= OBJECTIVE =
Write out the listing below without alteration, omitting its pictures.

---- GIVEN DATA

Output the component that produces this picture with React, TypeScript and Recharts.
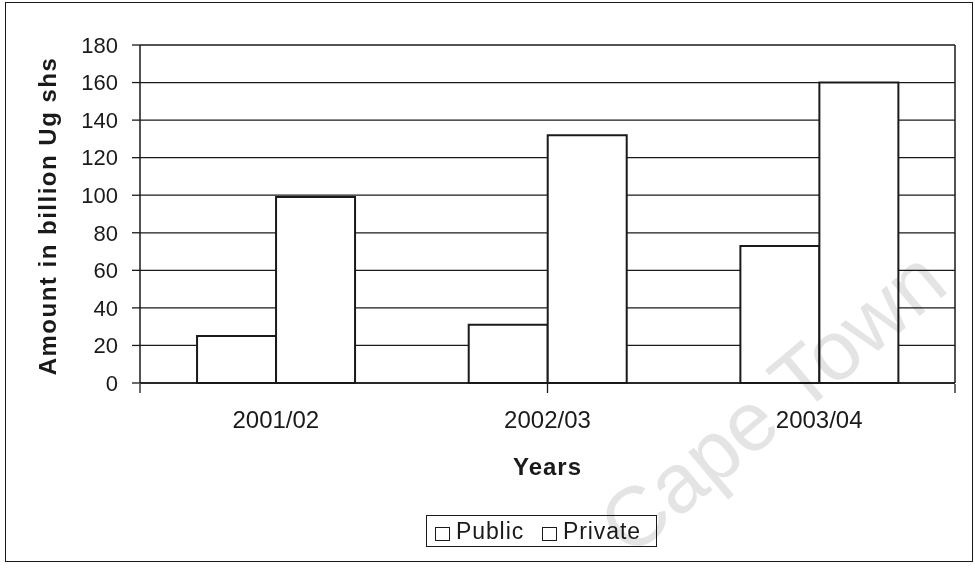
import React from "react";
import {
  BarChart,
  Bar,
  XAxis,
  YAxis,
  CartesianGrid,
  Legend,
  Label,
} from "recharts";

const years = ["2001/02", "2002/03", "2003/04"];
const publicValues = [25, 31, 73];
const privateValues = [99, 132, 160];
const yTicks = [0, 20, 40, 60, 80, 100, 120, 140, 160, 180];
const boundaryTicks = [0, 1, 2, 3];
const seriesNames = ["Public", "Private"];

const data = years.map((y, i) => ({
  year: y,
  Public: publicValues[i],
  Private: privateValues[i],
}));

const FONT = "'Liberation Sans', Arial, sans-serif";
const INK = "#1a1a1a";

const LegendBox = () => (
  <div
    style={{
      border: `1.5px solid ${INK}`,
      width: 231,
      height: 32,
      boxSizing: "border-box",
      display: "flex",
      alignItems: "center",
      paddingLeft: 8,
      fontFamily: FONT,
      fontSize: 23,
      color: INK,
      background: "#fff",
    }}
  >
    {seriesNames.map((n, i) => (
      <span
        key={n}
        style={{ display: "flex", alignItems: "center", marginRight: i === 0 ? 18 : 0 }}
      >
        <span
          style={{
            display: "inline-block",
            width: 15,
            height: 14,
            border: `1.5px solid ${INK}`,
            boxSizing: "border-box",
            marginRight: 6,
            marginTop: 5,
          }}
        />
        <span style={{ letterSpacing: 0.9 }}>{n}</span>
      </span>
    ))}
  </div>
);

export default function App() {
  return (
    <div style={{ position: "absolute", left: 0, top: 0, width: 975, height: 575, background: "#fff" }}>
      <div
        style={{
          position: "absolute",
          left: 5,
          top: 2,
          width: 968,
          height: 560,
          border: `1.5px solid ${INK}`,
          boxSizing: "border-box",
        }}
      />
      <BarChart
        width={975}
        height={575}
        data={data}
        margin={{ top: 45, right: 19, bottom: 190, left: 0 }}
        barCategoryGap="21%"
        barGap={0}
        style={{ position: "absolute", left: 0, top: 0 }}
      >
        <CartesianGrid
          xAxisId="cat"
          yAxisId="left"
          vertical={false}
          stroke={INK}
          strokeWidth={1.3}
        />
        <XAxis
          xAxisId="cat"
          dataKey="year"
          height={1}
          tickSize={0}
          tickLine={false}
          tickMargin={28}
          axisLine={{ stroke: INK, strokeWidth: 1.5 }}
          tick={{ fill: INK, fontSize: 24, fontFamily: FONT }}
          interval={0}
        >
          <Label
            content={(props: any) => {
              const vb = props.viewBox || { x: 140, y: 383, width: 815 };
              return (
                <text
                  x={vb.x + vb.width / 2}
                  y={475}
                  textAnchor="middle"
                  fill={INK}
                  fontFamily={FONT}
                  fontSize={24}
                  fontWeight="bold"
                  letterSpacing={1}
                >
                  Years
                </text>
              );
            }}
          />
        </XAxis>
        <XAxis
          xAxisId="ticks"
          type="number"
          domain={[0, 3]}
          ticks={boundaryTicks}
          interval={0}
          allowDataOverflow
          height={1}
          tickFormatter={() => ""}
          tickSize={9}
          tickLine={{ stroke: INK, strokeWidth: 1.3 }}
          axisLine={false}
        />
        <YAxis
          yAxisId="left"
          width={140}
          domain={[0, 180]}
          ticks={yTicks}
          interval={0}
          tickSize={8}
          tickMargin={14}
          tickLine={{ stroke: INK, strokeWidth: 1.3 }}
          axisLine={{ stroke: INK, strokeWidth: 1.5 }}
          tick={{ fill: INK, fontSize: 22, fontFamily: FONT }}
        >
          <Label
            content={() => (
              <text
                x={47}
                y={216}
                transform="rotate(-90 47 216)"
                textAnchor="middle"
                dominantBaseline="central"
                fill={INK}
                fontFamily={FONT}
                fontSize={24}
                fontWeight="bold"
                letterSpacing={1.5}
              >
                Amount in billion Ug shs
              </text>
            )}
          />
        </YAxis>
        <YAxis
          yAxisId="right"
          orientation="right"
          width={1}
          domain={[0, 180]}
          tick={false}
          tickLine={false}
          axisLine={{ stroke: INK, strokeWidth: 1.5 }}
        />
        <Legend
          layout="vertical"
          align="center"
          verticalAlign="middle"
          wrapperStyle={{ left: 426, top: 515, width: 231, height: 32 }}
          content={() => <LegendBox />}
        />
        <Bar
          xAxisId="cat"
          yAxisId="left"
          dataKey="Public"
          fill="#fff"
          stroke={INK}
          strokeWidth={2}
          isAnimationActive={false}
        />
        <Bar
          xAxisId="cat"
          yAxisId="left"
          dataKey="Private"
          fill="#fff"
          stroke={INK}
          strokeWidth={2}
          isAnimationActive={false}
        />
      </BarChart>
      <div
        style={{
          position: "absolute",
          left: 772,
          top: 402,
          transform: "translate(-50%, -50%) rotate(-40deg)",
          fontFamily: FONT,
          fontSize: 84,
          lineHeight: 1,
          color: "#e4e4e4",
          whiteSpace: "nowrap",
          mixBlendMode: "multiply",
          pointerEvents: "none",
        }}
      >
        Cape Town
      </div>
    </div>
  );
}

--------

= OUTPUT FOR THIS TASK =
Output the component that produces this picture with React, TypeScript and Recharts.
import React from "react";
import {
  BarChart,
  Bar,
  XAxis,
  YAxis,
  CartesianGrid,
  Legend,
  Label,
} from "recharts";

const years = ["2001/02", "2002/03", "2003/04"];
const publicValues = [25, 31, 73];
const privateValues = [99, 132, 160];
const yTicks = [0, 20, 40, 60, 80, 100, 120, 140, 160, 180];
const boundaryTicks = [0, 1, 2, 3];
const seriesNames = ["Public", "Private"];

const data = years.map((y, i) => ({
  year: y,
  Public: publicValues[i],
  Private: privateValues[i],
}));

const FONT = "'Liberation Sans', Arial, sans-serif";
const INK = "#1a1a1a";

const LegendBox = () => (
  <div
    style={{
      border: `1.5px solid ${INK}`,
      width: 231,
      height: 32,
      boxSizing: "border-box",
      display: "flex",
      alignItems: "center",
      paddingLeft: 8,
      fontFamily: FONT,
      fontSize: 23,
      color: INK,
      background: "#fff",
    }}
  >
    {seriesNames.map((n, i) => (
      <span
        key={n}
        style={{ display: "flex", alignItems: "center", marginRight: i === 0 ? 18 : 0 }}
      >
        <span
          style={{
            display: "inline-block",
            width: 15,
            height: 14,
            border: `1.5px solid ${INK}`,
            boxSizing: "border-box",
            marginRight: 6,
            marginTop: 5,
          }}
        />
        <span style={{ letterSpacing: 0.9 }}>{n}</span>
      </span>
    ))}
  </div>
);

export default function App() {
  return (
    <div style={{ position: "absolute", left: 0, top: 0, width: 975, height: 575, background: "#fff" }}>
      <div
        style={{
          position: "absolute",
          left: 5,
          top: 2,
          width: 968,
          height: 560,
          border: `1.5px solid ${INK}`,
          boxSizing: "border-box",
        }}
      />
      <BarChart
        width={975}
        height={575}
        data={data}
        margin={{ top: 45, right: 19, bottom: 190, left: 0 }}
        barCategoryGap="21%"
        barGap={0}
        style={{ position: "absolute", left: 0, top: 0 }}
      >
        <CartesianGrid
          xAxisId="cat"
          yAxisId="left"
          vertical={false}
          stroke={INK}
          strokeWidth={1.3}
        />
        <XAxis
          xAxisId="cat"
          dataKey="year"
          height={1}
          tickSize={0}
          tickLine={false}
          tickMargin={28}
          axisLine={{ stroke: INK, strokeWidth: 1.5 }}
          tick={{ fill: INK, fontSize: 24, fontFamily: FONT }}
          interval={0}
        >
          <Label
            content={(props: any) => {
              const vb = props.viewBox || { x: 140, y: 383, width: 815 };
              return (
                <text
                  x={vb.x + vb.width / 2}
                  y={475}
                  textAnchor="middle"
                  fill={INK}
                  fontFamily={FONT}
                  fontSize={24}
                  fontWeight="bold"
                  letterSpacing={1}
                >
                  Years
                </text>
              );
            }}
          />
        </XAxis>
        <XAxis
          xAxisId="ticks"
          type="number"
          domain={[0, 3]}
          ticks={boundaryTicks}
          interval={0}
          allowDataOverflow
          height={1}
          tickFormatter={() => ""}
          tickSize={9}
          tickLine={{ stroke: INK, strokeWidth: 1.3 }}
          axisLine={false}
        />
        <YAxis
          yAxisId="left"
          width={140}
          domain={[0, 180]}
          ticks={yTicks}
          interval={0}
          tickSize={8}
          tickMargin={14}
          tickLine={{ stroke: INK, strokeWidth: 1.3 }}
          axisLine={{ stroke: INK, strokeWidth: 1.5 }}
          tick={{ fill: INK, fontSize: 22, fontFamily: FONT }}
        >
          <Label
            content={() => (
              <text
                x={47}
                y={216}
                transform="rotate(-90 47 216)"
                textAnchor="middle"
                dominantBaseline="central"
                fill={INK}
                fontFamily={FONT}
                fontSize={24}
                fontWeight="bold"
                letterSpacing={1.5}
              >
                Amount in billion Ug shs
              </text>
            )}
          />
        </YAxis>
        <YAxis
          yAxisId="right"
          orientation="right"
          width={1}
          domain={[0, 180]}
          tick={false}
          tickLine={false}
          axisLine={{ stroke: INK, strokeWidth: 1.5 }}
        />
        <Legend
          layout="vertical"
          align="center"
          verticalAlign="middle"
          wrapperStyle={{ left: 426, top: 515, width: 231, height: 32 }}
          content={() => <LegendBox />}
        />
        <Bar
          xAxisId="cat"
          yAxisId="left"
          dataKey="Public"
          fill="#fff"
          stroke={INK}
          strokeWidth={2}
          isAnimationActive={false}
        />
        <Bar
          xAxisId="cat"
          yAxisId="left"
          dataKey="Private"
          fill="#fff"
          stroke={INK}
          strokeWidth={2}
          isAnimationActive={false}
        />
      </BarChart>
      <div
        style={{
          position: "absolute",
          left: 772,
          top: 402,
          transform: "translate(-50%, -50%) rotate(-40deg)",
          fontFamily: FONT,
          fontSize: 84,
          lineHeight: 1,
          color: "#e4e4e4",
          whiteSpace: "nowrap",
          mixBlendMode: "multiply",
          pointerEvents: "none",
        }}
      >
        Cape Town
      </div>
    </div>
  );
}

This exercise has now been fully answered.